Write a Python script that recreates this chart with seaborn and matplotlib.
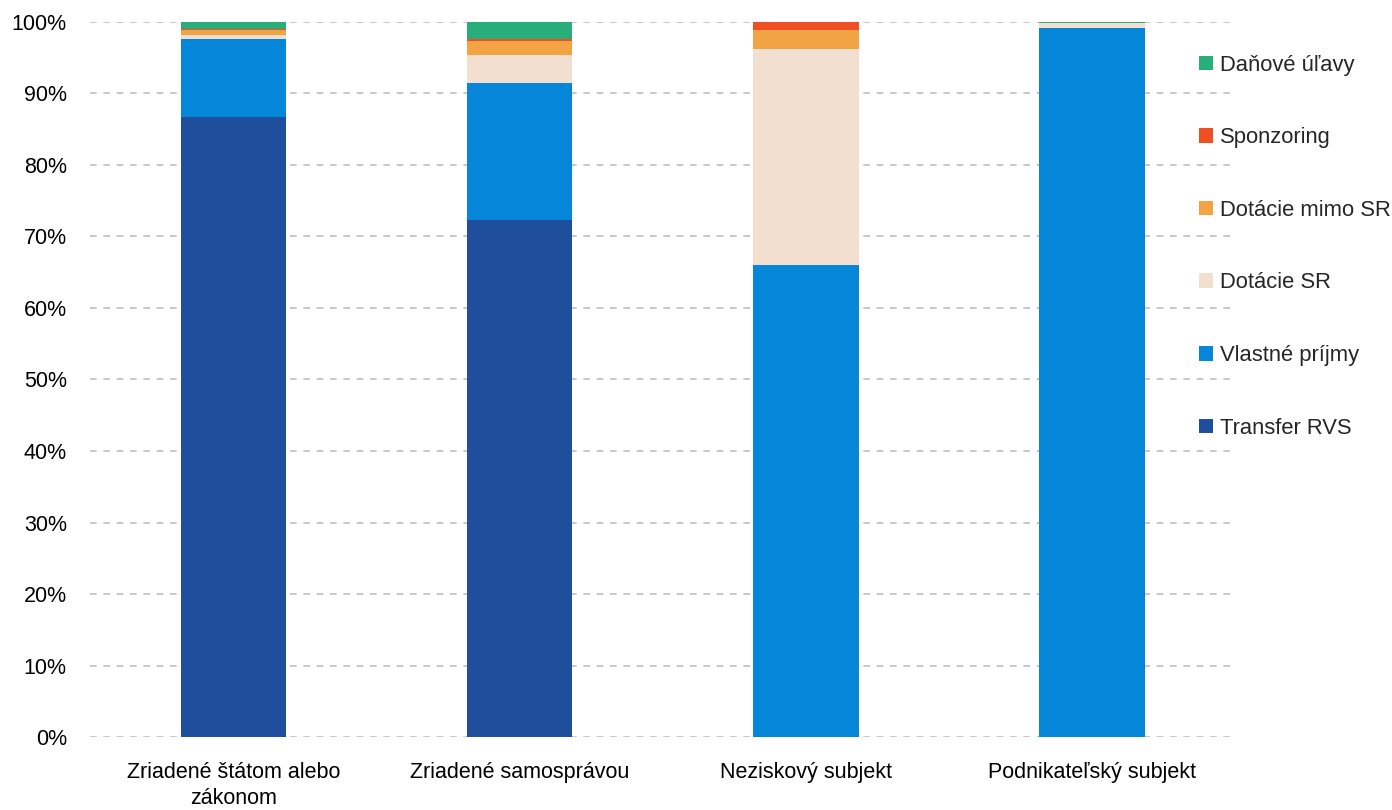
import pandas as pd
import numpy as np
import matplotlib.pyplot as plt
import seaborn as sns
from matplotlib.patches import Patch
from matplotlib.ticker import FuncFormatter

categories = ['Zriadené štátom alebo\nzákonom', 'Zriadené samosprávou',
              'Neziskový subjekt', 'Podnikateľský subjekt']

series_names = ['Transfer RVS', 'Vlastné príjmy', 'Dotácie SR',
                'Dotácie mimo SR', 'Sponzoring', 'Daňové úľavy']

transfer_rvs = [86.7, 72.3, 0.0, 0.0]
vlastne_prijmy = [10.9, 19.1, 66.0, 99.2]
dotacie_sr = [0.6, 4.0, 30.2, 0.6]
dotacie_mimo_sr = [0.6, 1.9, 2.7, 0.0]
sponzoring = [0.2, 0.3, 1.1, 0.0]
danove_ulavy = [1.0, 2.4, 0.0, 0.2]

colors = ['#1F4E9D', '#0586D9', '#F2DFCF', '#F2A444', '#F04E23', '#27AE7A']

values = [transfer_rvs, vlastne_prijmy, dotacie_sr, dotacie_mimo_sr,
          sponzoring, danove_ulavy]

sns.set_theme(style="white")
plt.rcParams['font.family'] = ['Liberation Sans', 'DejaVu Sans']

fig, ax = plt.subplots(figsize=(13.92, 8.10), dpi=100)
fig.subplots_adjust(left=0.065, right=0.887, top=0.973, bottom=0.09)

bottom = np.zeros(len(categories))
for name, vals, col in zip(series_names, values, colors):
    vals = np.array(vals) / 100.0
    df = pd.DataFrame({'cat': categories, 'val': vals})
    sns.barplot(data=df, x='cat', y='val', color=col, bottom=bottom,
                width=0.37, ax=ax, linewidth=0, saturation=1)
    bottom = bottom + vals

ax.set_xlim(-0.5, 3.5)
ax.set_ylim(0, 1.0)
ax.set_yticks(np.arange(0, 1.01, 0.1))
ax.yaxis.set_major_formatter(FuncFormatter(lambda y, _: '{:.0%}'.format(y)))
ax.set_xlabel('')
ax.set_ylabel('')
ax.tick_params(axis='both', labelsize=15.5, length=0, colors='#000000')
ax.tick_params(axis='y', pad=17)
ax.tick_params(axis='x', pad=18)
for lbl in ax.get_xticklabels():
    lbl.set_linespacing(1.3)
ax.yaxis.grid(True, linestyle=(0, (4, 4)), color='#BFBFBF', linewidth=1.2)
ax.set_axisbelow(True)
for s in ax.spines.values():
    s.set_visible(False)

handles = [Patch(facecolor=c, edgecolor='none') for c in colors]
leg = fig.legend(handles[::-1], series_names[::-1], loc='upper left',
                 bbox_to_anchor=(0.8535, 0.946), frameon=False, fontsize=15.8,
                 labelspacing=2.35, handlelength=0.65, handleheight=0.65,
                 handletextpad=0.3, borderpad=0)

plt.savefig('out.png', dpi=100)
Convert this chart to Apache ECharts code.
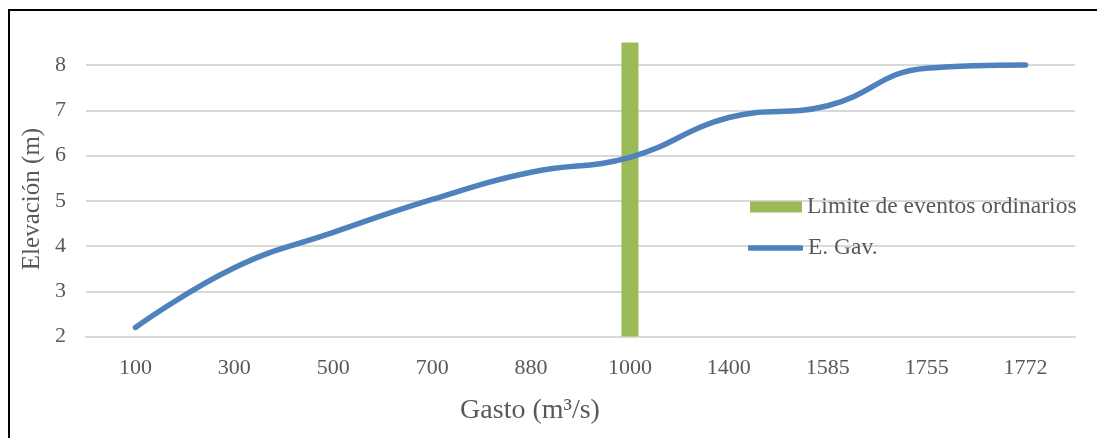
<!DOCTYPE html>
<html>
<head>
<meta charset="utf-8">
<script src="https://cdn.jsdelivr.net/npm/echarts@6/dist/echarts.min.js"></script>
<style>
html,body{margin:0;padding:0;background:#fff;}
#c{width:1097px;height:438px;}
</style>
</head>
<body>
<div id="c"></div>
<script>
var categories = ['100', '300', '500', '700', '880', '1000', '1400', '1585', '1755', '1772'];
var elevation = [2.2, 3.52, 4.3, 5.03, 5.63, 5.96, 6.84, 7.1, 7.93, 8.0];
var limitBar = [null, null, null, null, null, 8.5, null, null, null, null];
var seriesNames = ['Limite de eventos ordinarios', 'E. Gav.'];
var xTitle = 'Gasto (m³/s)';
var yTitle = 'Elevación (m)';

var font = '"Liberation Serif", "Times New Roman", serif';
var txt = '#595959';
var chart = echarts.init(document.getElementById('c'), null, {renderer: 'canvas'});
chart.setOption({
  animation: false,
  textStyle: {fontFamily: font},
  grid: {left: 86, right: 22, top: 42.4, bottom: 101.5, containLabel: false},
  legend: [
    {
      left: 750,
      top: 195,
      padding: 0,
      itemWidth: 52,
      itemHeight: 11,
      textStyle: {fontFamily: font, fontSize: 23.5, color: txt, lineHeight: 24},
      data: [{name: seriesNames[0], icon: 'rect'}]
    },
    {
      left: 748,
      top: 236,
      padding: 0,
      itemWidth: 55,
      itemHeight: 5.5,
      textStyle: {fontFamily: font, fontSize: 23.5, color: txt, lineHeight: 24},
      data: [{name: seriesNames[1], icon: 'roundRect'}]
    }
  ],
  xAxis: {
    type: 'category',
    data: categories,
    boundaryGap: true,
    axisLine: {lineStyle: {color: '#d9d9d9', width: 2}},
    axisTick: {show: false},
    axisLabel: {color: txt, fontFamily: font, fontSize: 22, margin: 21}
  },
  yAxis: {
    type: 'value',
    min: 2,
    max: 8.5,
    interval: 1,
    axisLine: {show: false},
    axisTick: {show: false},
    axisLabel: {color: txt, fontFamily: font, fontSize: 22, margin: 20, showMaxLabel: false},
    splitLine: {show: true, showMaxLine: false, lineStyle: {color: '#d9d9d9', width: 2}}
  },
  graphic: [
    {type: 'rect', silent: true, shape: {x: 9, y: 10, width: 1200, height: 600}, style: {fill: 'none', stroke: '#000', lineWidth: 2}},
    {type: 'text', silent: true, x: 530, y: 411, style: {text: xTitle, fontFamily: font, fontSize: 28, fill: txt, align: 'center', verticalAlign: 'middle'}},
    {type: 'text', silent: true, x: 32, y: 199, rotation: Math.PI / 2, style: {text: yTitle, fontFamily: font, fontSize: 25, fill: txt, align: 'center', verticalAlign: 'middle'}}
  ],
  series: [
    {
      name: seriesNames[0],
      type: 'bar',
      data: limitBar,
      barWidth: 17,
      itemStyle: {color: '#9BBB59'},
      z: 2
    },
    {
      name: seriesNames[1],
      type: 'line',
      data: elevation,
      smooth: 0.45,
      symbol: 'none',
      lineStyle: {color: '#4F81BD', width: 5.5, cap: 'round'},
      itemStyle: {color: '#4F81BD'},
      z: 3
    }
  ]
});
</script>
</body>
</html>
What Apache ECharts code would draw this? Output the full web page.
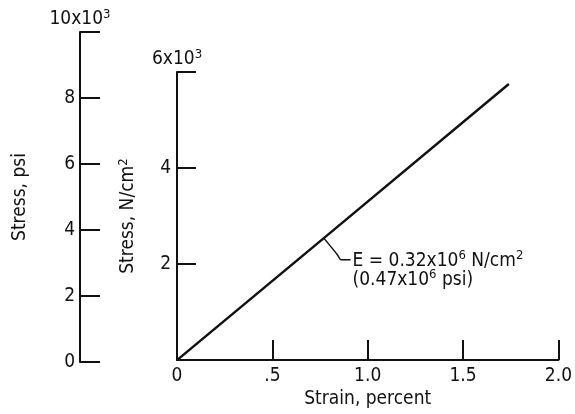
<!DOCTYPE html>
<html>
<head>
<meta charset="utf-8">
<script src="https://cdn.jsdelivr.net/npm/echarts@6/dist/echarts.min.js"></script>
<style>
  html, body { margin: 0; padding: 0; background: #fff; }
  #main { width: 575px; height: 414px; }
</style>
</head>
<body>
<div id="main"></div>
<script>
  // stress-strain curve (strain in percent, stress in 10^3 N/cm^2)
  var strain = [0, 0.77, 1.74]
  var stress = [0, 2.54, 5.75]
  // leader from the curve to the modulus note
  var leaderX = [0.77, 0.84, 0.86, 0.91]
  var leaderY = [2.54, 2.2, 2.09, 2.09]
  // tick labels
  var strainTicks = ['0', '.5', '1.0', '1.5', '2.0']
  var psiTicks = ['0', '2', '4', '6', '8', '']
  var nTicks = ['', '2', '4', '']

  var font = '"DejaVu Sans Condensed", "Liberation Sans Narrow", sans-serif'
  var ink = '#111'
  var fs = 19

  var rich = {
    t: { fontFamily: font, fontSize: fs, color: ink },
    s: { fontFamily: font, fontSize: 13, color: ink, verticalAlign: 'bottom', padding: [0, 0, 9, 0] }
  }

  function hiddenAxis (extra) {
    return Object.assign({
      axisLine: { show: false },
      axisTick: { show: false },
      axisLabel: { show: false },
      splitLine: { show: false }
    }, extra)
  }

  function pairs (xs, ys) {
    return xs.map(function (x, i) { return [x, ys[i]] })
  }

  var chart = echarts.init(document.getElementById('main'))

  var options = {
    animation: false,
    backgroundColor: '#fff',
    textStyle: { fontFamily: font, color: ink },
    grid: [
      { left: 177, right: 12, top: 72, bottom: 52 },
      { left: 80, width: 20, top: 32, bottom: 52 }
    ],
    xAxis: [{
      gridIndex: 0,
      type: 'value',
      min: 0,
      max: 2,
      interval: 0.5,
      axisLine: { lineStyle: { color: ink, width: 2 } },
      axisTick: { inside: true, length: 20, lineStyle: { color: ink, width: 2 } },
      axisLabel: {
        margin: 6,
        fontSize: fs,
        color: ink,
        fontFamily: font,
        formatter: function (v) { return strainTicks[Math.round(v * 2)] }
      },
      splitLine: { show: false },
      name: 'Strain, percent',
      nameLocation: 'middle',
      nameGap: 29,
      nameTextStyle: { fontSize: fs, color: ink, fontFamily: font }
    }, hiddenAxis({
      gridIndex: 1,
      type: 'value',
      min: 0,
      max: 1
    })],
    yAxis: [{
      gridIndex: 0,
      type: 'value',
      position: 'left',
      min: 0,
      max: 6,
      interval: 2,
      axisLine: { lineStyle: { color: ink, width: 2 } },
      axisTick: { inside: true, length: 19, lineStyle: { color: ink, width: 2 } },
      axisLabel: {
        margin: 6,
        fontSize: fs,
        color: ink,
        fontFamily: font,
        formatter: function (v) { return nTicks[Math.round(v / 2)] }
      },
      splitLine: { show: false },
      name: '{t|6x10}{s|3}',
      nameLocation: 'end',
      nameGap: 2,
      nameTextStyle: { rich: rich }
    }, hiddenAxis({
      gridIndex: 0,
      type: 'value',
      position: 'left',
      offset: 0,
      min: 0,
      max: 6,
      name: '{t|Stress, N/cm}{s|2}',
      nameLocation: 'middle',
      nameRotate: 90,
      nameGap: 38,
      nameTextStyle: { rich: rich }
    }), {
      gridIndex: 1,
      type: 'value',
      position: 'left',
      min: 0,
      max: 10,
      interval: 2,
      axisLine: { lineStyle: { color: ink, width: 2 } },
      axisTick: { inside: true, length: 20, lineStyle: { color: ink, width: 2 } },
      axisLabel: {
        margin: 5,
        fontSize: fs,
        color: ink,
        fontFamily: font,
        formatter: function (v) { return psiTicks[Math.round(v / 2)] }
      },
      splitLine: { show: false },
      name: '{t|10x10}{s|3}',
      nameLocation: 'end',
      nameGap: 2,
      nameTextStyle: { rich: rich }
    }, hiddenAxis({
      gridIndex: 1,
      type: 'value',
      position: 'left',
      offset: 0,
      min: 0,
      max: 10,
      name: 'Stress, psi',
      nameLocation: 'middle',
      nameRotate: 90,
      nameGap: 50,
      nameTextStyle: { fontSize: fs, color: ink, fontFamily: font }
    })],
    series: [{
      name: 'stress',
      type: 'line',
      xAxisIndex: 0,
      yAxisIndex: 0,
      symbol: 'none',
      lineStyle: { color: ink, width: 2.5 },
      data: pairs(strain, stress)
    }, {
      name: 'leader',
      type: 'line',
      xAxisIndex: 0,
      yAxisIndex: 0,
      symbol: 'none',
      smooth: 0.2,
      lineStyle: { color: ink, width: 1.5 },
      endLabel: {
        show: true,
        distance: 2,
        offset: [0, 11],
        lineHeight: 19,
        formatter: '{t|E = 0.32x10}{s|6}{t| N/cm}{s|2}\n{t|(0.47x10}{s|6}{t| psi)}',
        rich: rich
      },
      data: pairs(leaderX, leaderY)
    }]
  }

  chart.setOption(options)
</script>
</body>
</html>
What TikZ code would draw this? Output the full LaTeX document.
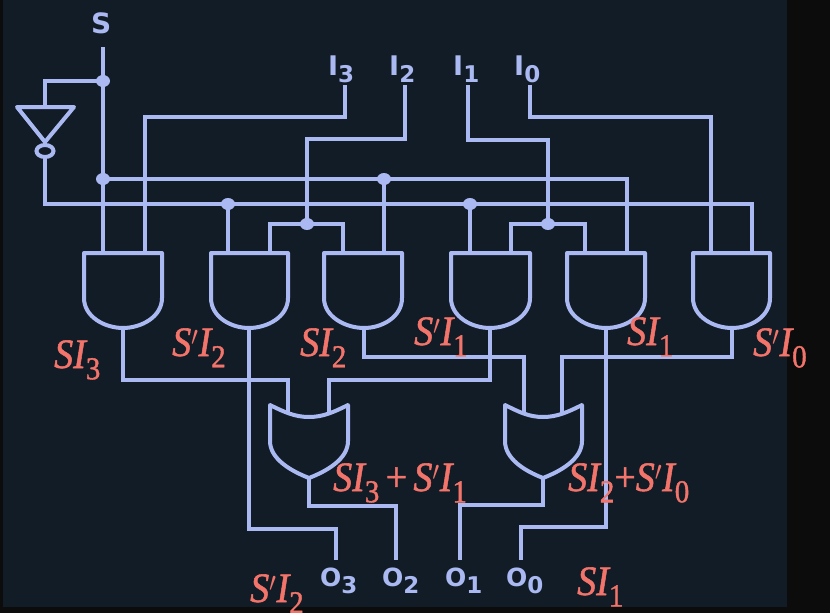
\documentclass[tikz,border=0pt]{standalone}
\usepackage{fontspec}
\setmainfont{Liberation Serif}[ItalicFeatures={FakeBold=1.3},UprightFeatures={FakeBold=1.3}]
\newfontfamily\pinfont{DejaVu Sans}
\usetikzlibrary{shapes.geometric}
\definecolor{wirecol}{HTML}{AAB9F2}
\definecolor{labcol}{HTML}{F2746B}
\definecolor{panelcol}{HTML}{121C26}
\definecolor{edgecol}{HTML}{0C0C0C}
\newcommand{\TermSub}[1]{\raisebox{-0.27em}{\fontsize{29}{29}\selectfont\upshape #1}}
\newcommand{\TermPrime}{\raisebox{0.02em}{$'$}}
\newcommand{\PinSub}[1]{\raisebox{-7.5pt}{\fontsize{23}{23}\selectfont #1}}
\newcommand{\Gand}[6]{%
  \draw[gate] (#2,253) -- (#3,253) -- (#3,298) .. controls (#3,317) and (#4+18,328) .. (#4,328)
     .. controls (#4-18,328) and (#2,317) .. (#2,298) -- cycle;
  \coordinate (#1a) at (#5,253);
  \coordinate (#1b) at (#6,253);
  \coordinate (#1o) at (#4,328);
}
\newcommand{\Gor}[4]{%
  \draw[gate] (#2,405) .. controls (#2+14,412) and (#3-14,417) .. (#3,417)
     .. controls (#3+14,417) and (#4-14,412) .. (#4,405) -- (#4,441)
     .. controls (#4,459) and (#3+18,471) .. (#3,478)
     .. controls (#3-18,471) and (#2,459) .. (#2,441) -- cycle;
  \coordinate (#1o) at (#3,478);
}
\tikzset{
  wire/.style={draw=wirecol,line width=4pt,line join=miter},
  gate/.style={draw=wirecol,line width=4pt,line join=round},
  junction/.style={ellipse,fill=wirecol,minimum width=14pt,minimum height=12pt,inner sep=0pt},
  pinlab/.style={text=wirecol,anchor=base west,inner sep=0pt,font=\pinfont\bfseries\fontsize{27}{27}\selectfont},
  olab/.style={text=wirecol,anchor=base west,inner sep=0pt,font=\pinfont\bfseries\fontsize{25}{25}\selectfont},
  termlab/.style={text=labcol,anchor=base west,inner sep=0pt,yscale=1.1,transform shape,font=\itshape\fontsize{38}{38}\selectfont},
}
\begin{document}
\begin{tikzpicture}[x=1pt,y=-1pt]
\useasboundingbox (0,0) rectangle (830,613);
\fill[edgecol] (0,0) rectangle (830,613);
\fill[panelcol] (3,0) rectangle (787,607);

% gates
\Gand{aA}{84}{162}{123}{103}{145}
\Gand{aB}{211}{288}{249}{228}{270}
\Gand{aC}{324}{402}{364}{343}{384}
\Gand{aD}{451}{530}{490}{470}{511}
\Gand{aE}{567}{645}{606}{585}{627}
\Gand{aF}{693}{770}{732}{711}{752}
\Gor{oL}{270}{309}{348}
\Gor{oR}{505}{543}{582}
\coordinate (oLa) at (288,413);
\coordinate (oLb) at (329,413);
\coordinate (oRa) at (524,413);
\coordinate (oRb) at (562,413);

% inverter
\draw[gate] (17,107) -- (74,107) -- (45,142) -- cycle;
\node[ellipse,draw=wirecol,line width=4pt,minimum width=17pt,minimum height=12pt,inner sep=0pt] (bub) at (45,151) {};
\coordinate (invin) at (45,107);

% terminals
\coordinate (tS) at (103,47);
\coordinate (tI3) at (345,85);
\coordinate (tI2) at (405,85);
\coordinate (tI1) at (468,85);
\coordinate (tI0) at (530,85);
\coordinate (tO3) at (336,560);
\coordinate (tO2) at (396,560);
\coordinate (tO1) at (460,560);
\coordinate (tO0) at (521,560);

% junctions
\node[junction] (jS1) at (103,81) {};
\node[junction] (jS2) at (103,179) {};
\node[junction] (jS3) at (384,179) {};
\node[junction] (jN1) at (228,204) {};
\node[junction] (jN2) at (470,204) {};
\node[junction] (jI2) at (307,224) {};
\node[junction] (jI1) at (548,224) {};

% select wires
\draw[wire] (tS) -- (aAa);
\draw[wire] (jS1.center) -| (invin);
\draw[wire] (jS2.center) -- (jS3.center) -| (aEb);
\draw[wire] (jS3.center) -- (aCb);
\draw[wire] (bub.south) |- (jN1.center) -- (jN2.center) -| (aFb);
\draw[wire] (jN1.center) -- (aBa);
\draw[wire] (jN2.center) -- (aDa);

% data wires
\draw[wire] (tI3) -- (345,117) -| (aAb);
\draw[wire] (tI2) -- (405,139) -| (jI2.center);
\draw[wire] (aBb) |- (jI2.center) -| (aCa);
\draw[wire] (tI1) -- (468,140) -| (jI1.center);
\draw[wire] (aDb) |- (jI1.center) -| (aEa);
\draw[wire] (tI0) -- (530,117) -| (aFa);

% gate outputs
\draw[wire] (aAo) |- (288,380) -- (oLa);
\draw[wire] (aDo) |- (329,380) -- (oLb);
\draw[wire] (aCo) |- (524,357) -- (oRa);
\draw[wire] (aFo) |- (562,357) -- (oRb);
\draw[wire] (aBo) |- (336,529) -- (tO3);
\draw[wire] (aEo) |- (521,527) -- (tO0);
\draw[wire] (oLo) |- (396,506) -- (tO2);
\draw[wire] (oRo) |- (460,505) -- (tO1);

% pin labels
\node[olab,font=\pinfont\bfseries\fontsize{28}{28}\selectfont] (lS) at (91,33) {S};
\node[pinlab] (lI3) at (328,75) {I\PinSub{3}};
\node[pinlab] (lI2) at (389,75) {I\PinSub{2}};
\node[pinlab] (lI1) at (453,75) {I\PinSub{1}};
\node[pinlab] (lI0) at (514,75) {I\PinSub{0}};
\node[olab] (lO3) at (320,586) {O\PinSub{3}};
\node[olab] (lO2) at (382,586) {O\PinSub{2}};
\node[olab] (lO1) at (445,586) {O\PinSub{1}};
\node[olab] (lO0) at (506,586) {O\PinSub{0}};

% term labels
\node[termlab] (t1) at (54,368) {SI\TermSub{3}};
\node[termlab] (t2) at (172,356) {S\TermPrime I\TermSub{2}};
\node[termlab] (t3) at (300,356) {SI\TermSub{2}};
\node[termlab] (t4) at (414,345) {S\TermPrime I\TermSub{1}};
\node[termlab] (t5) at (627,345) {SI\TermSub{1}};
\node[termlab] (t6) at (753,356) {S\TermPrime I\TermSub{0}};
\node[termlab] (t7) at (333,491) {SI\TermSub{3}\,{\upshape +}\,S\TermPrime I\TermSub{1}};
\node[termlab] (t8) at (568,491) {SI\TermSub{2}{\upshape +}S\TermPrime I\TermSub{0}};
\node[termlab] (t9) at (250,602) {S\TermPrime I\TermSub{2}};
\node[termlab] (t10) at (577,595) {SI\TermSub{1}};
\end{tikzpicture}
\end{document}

- Aim: Make an exact copy of the lines from the one containing "Convert this chart to Apache ECharts code." to the one containing "var yTitle = 'Elevación (m)';", keeping both and leaving out every picture.

- Output:
Convert this chart to Apache ECharts code.
<!DOCTYPE html>
<html>
<head>
<meta charset="utf-8">
<script src="https://cdn.jsdelivr.net/npm/echarts@6/dist/echarts.min.js"></script>
<style>
html,body{margin:0;padding:0;background:#fff;}
#c{width:1097px;height:438px;}
</style>
</head>
<body>
<div id="c"></div>
<script>
var categories = ['100', '300', '500', '700', '880', '1000', '1400', '1585', '1755', '1772'];
var elevation = [2.2, 3.52, 4.3, 5.03, 5.63, 5.96, 6.84, 7.1, 7.93, 8.0];
var limitBar = [null, null, null, null, null, 8.5, null, null, null, null];
var seriesNames = ['Limite de eventos ordinarios', 'E. Gav.'];
var xTitle = 'Gasto (m³/s)';
var yTitle = 'Elevación (m)';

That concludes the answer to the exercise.